***** GIVEN INFORMATION *****

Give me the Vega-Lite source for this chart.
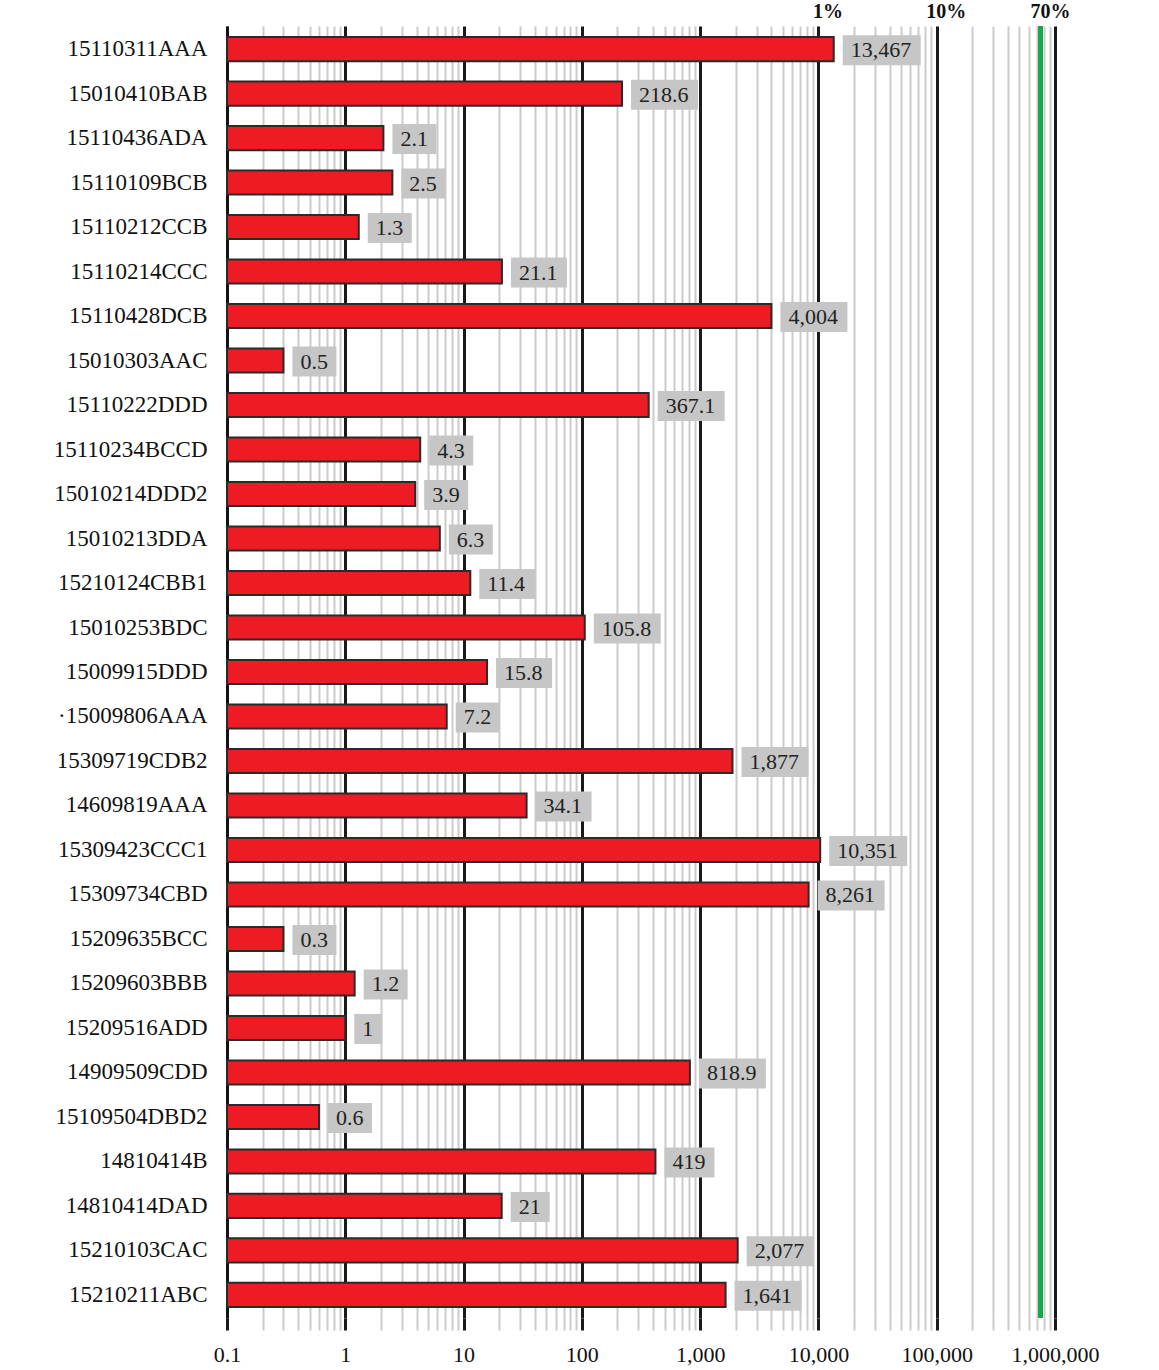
{
  "$schema": "https://vega.github.io/schema/vega-lite/v6.json",
  "autosize": "none",
  "width": 828,
  "height": 1292,
  "padding": {"left": 227, "top": 26, "right": 104, "bottom": 52},
  "background": "white",
  "config": {
    "view": {"stroke": null},
    "font": "Liberation Serif",
    "axis": {"labelFont": "Liberation Serif", "labelColor": "#111"}
  },
  "data": {
    "values": [
      {"site": "15110311AAA", "value": 13467, "label": "13,467"},
      {"site": "15010410BAB", "value": 218.6, "label": "218.6"},
      {"site": "15110436ADA", "value": 2.1, "label": "2.1"},
      {"site": "15110109BCB", "value": 2.5, "label": "2.5"},
      {"site": "15110212CCB", "value": 1.3, "label": "1.3"},
      {"site": "15110214CCC", "value": 21.1, "label": "21.1"},
      {"site": "15110428DCB", "value": 4004, "label": "4,004"},
      {"site": "15010303AAC", "value": 0.3, "label": "0.5"},
      {"site": "15110222DDD", "value": 367.1, "label": "367.1"},
      {"site": "15110234BCCD", "value": 4.3, "label": "4.3"},
      {"site": "15010214DDD2", "value": 3.9, "label": "3.9"},
      {"site": "15010213DDA", "value": 6.3, "label": "6.3"},
      {"site": "15210124CBB1", "value": 11.4, "label": "11.4"},
      {"site": "15010253BDC", "value": 105.8, "label": "105.8"},
      {"site": "15009915DDD", "value": 15.8, "label": "15.8"},
      {"site": "·15009806AAA", "value": 7.2, "label": "7.2"},
      {"site": "15309719CDB2", "value": 1877, "label": "1,877"},
      {"site": "14609819AAA", "value": 34.1, "label": "34.1"},
      {"site": "15309423CCC1", "value": 10351, "label": "10,351"},
      {"site": "15309734CBD", "value": 8261, "label": "8,261"},
      {"site": "15209635BCC", "value": 0.3, "label": "0.3"},
      {"site": "15209603BBB", "value": 1.2, "label": "1.2"},
      {"site": "15209516ADD", "value": 1, "label": "1"},
      {"site": "14909509CDD", "value": 818.9, "label": "818.9"},
      {"site": "15109504DBD2", "value": 0.6, "label": "0.6"},
      {"site": "14810414B", "value": 419, "label": "419"},
      {"site": "14810414DAD", "value": 21, "label": "21"},
      {"site": "15210103CAC", "value": 2077, "label": "2,077"},
      {"site": "15210211ABC", "value": 1641, "label": "1,641"}
    ]
  },
  "resolve": {"axis": {"x": "independent"}},
  "layer": [
    {
      "mark": {"type": "bar", "color": "#ed1c24", "stroke": "#2a2a2a", "strokeWidth": 2},
      "encoding": {
        "y": {
          "field": "site", "type": "nominal", "sort": null,
          "scale": {"paddingInner": 0.46, "paddingOuter": 0.25},
          "axis": {
            "title": null, "ticks": false, "labelFontSize": 23, "labelPadding": 20,
            "labelLimit": 400, "domain": true, "domainColor": "#111", "domainWidth": 2,
            "labelColor": "#111"
          }
        },
        "x": {
          "field": "value", "type": "quantitative",
          "scale": {"type": "log", "domain": [0.1, 1000000], "nice": false},
          "axis": {
            "title": null, "orient": "bottom", "domain": false, "labelOverlap": false,
            "values": [0.1,0.2,0.3,0.4,0.5,0.6,0.7,0.8,0.9,1,2,3,4,5,6,7,8,9,10,20,30,40,50,60,70,80,90,100,200,300,400,500,600,700,800,900,1000,2000,3000,4000,5000,6000,7000,8000,9000,10000,20000,30000,40000,50000,60000,70000,80000,90000,100000,200000,300000,400000,500000,600000,700000,800000,900000,1000000],
            "labelExpr": "indexof([0.1,1,10,100,1000,10000,100000,1000000], datum.value) >= 0 ? (datum.value < 1 ? '0.1' : format(datum.value, ',')) : ''",
            "labelFontSize": 22, "labelPadding": 14, "labelFlush": false,
            "grid": true,
            "gridColor": {"condition": {"test": "indexof([0.1,1,10,100,1000,10000,100000,1000000], datum.value) >= 0", "value": "#1a1a1a"}, "value": "#cbcbcb"},
            "gridWidth": {"condition": {"test": "indexof([0.1,1,10,100,1000,10000,100000,1000000], datum.value) >= 0", "value": 3}, "value": 2},
            "tickColor": {"condition": {"test": "indexof([0.1,1,10,100,1000,10000,100000,1000000], datum.value) >= 0", "value": "#1a1a1a"}, "value": "#cbcbcb"},
            "tickWidth": {"condition": {"test": "indexof([0.1,1,10,100,1000,10000,100000,1000000], datum.value) >= 0", "value": 3}, "value": 2},
            "tickSize": 12
          }
        },
        "x2": {"datum": 0.1}
      }
    },
    {
      "mark": {"type": "rule", "color": "#1aa64f", "strokeWidth": 4},
      "encoding": {
        "x": {
          "datum": 760000, "type": "quantitative",
          "axis": {
            "title": null, "orient": "top", "domain": false, "ticks": false, "grid": false,
            "values": [10000, 100000, 760000],
            "labelExpr": "datum.value == 10000 ? '1%' : (datum.value == 100000 ? '10%' : '70%')",
            "labelFontSize": 20, "labelFontWeight": "bold", "labelPadding": 5,
            "labelOffset": 9, "labelOverlap": false, "labelFlush": false
          }
        }
      }
    },
    {
      "mark": {"type": "point", "filled": true, "size": 4, "opacity": 1, "color": "#c6c6c6", "strokeWidth": 0},
      "encoding": {
        "y": {"field": "site", "type": "nominal", "sort": null},
        "x": {"field": "value", "type": "quantitative", "axis": null},
        "shape": {
          "field": "label", "type": "nominal", "legend": null,
          "scale": {
            "domain": ["13,467","218.6","2.1","2.5","1.3","21.1","4,004","0.5","367.1","4.3","3.9","6.3","11.4","105.8","15.8","7.2","1,877","34.1","10,351","8,261","0.3","1.2","1","818.9","0.6","419","21","2,077","1,641"],
            "range": [
              "M9,-14H87V16H9Z","M9,-14H76V16H9Z","M9,-14H53V16H9Z","M9,-14H53V16H9Z","M9,-14H53V16H9Z","M9,-14H65V16H9Z","M9,-14H76V16H9Z","M9,-14H53V16H9Z","M9,-14H76V16H9Z","M9,-14H53V16H9Z","M9,-14H53V16H9Z","M9,-14H53V16H9Z","M9,-14H65V16H9Z","M9,-14H76V16H9Z","M9,-14H65V16H9Z","M9,-14H53V16H9Z","M9,-14H76V16H9Z","M9,-14H65V16H9Z","M9,-14H87V16H9Z","M9,-14H76V16H9Z","M9,-14H53V16H9Z","M9,-14H53V16H9Z","M9,-14H37V16H9Z","M9,-14H76V16H9Z","M9,-14H53V16H9Z","M9,-14H59V16H9Z","M9,-14H48V16H9Z","M9,-14H76V16H9Z","M9,-14H76V16H9Z"
            ]
          }
        }
      }
    },
    {
      "mark": {"type": "text", "align": "left", "baseline": "middle", "dx": 17, "dy": 1, "fontSize": 22, "font": "Liberation Serif", "color": "#222"},
      "encoding": {
        "y": {"field": "site", "type": "nominal", "sort": null},
        "x": {"field": "value", "type": "quantitative", "axis": null},
        "text": {"field": "label", "type": "nominal"}
      }
    }
  ]
}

*****

Return the whole listing, word for word, and leave out every picture.

# RESPONSE FOR THIS EXERCISE
Give me the Vega-Lite source for this chart.
{
  "$schema": "https://vega.github.io/schema/vega-lite/v6.json",
  "autosize": "none",
  "width": 828,
  "height": 1292,
  "padding": {"left": 227, "top": 26, "right": 104, "bottom": 52},
  "background": "white",
  "config": {
    "view": {"stroke": null},
    "font": "Liberation Serif",
    "axis": {"labelFont": "Liberation Serif", "labelColor": "#111"}
  },
  "data": {
    "values": [
      {"site": "15110311AAA", "value": 13467, "label": "13,467"},
      {"site": "15010410BAB", "value": 218.6, "label": "218.6"},
      {"site": "15110436ADA", "value": 2.1, "label": "2.1"},
      {"site": "15110109BCB", "value": 2.5, "label": "2.5"},
      {"site": "15110212CCB", "value": 1.3, "label": "1.3"},
      {"site": "15110214CCC", "value": 21.1, "label": "21.1"},
      {"site": "15110428DCB", "value": 4004, "label": "4,004"},
      {"site": "15010303AAC", "value": 0.3, "label": "0.5"},
      {"site": "15110222DDD", "value": 367.1, "label": "367.1"},
      {"site": "15110234BCCD", "value": 4.3, "label": "4.3"},
      {"site": "15010214DDD2", "value": 3.9, "label": "3.9"},
      {"site": "15010213DDA", "value": 6.3, "label": "6.3"},
      {"site": "15210124CBB1", "value": 11.4, "label": "11.4"},
      {"site": "15010253BDC", "value": 105.8, "label": "105.8"},
      {"site": "15009915DDD", "value": 15.8, "label": "15.8"},
      {"site": "·15009806AAA", "value": 7.2, "label": "7.2"},
      {"site": "15309719CDB2", "value": 1877, "label": "1,877"},
      {"site": "14609819AAA", "value": 34.1, "label": "34.1"},
      {"site": "15309423CCC1", "value": 10351, "label": "10,351"},
      {"site": "15309734CBD", "value": 8261, "label": "8,261"},
      {"site": "15209635BCC", "value": 0.3, "label": "0.3"},
      {"site": "15209603BBB", "value": 1.2, "label": "1.2"},
      {"site": "15209516ADD", "value": 1, "label": "1"},
      {"site": "14909509CDD", "value": 818.9, "label": "818.9"},
      {"site": "15109504DBD2", "value": 0.6, "label": "0.6"},
      {"site": "14810414B", "value": 419, "label": "419"},
      {"site": "14810414DAD", "value": 21, "label": "21"},
      {"site": "15210103CAC", "value": 2077, "label": "2,077"},
      {"site": "15210211ABC", "value": 1641, "label": "1,641"}
    ]
  },
  "resolve": {"axis": {"x": "independent"}},
  "layer": [
    {
      "mark": {"type": "bar", "color": "#ed1c24", "stroke": "#2a2a2a", "strokeWidth": 2},
      "encoding": {
        "y": {
          "field": "site", "type": "nominal", "sort": null,
          "scale": {"paddingInner": 0.46, "paddingOuter": 0.25},
          "axis": {
            "title": null, "ticks": false, "labelFontSize": 23, "labelPadding": 20,
            "labelLimit": 400, "domain": true, "domainColor": "#111", "domainWidth": 2,
            "labelColor": "#111"
          }
        },
        "x": {
          "field": "value", "type": "quantitative",
          "scale": {"type": "log", "domain": [0.1, 1000000], "nice": false},
          "axis": {
            "title": null, "orient": "bottom", "domain": false, "labelOverlap": false,
            "values": [0.1,0.2,0.3,0.4,0.5,0.6,0.7,0.8,0.9,1,2,3,4,5,6,7,8,9,10,20,30,40,50,60,70,80,90,100,200,300,400,500,600,700,800,900,1000,2000,3000,4000,5000,6000,7000,8000,9000,10000,20000,30000,40000,50000,60000,70000,80000,90000,100000,200000,300000,400000,500000,600000,700000,800000,900000,1000000],
            "labelExpr": "indexof([0.1,1,10,100,1000,10000,100000,1000000], datum.value) >= 0 ? (datum.value < 1 ? '0.1' : format(datum.value, ',')) : ''",
            "labelFontSize": 22, "labelPadding": 14, "labelFlush": false,
            "grid": true,
            "gridColor": {"condition": {"test": "indexof([0.1,1,10,100,1000,10000,100000,1000000], datum.value) >= 0", "value": "#1a1a1a"}, "value": "#cbcbcb"},
            "gridWidth": {"condition": {"test": "indexof([0.1,1,10,100,1000,10000,100000,1000000], datum.value) >= 0", "value": 3}, "value": 2},
            "tickColor": {"condition": {"test": "indexof([0.1,1,10,100,1000,10000,100000,1000000], datum.value) >= 0", "value": "#1a1a1a"}, "value": "#cbcbcb"},
            "tickWidth": {"condition": {"test": "indexof([0.1,1,10,100,1000,10000,100000,1000000], datum.value) >= 0", "value": 3}, "value": 2},
            "tickSize": 12
          }
        },
        "x2": {"datum": 0.1}
      }
    },
    {
      "mark": {"type": "rule", "color": "#1aa64f", "strokeWidth": 4},
      "encoding": {
        "x": {
          "datum": 760000, "type": "quantitative",
          "axis": {
            "title": null, "orient": "top", "domain": false, "ticks": false, "grid": false,
            "values": [10000, 100000, 760000],
            "labelExpr": "datum.value == 10000 ? '1%' : (datum.value == 100000 ? '10%' : '70%')",
            "labelFontSize": 20, "labelFontWeight": "bold", "labelPadding": 5,
            "labelOffset": 9, "labelOverlap": false, "labelFlush": false
          }
        }
      }
    },
    {
      "mark": {"type": "point", "filled": true, "size": 4, "opacity": 1, "color": "#c6c6c6", "strokeWidth": 0},
      "encoding": {
        "y": {"field": "site", "type": "nominal", "sort": null},
        "x": {"field": "value", "type": "quantitative", "axis": null},
        "shape": {
          "field": "label", "type": "nominal", "legend": null,
          "scale": {
            "domain": ["13,467","218.6","2.1","2.5","1.3","21.1","4,004","0.5","367.1","4.3","3.9","6.3","11.4","105.8","15.8","7.2","1,877","34.1","10,351","8,261","0.3","1.2","1","818.9","0.6","419","21","2,077","1,641"],
            "range": [
              "M9,-14H87V16H9Z","M9,-14H76V16H9Z","M9,-14H53V16H9Z","M9,-14H53V16H9Z","M9,-14H53V16H9Z","M9,-14H65V16H9Z","M9,-14H76V16H9Z","M9,-14H53V16H9Z","M9,-14H76V16H9Z","M9,-14H53V16H9Z","M9,-14H53V16H9Z","M9,-14H53V16H9Z","M9,-14H65V16H9Z","M9,-14H76V16H9Z","M9,-14H65V16H9Z","M9,-14H53V16H9Z","M9,-14H76V16H9Z","M9,-14H65V16H9Z","M9,-14H87V16H9Z","M9,-14H76V16H9Z","M9,-14H53V16H9Z","M9,-14H53V16H9Z","M9,-14H37V16H9Z","M9,-14H76V16H9Z","M9,-14H53V16H9Z","M9,-14H59V16H9Z","M9,-14H48V16H9Z","M9,-14H76V16H9Z","M9,-14H76V16H9Z"
            ]
          }
        }
      }
    },
    {
      "mark": {"type": "text", "align": "left", "baseline": "middle", "dx": 17, "dy": 1, "fontSize": 22, "font": "Liberation Serif", "color": "#222"},
      "encoding": {
        "y": {"field": "site", "type": "nominal", "sort": null},
        "x": {"field": "value", "type": "quantitative", "axis": null},
        "text": {"field": "label", "type": "nominal"}
      }
    }
  ]
}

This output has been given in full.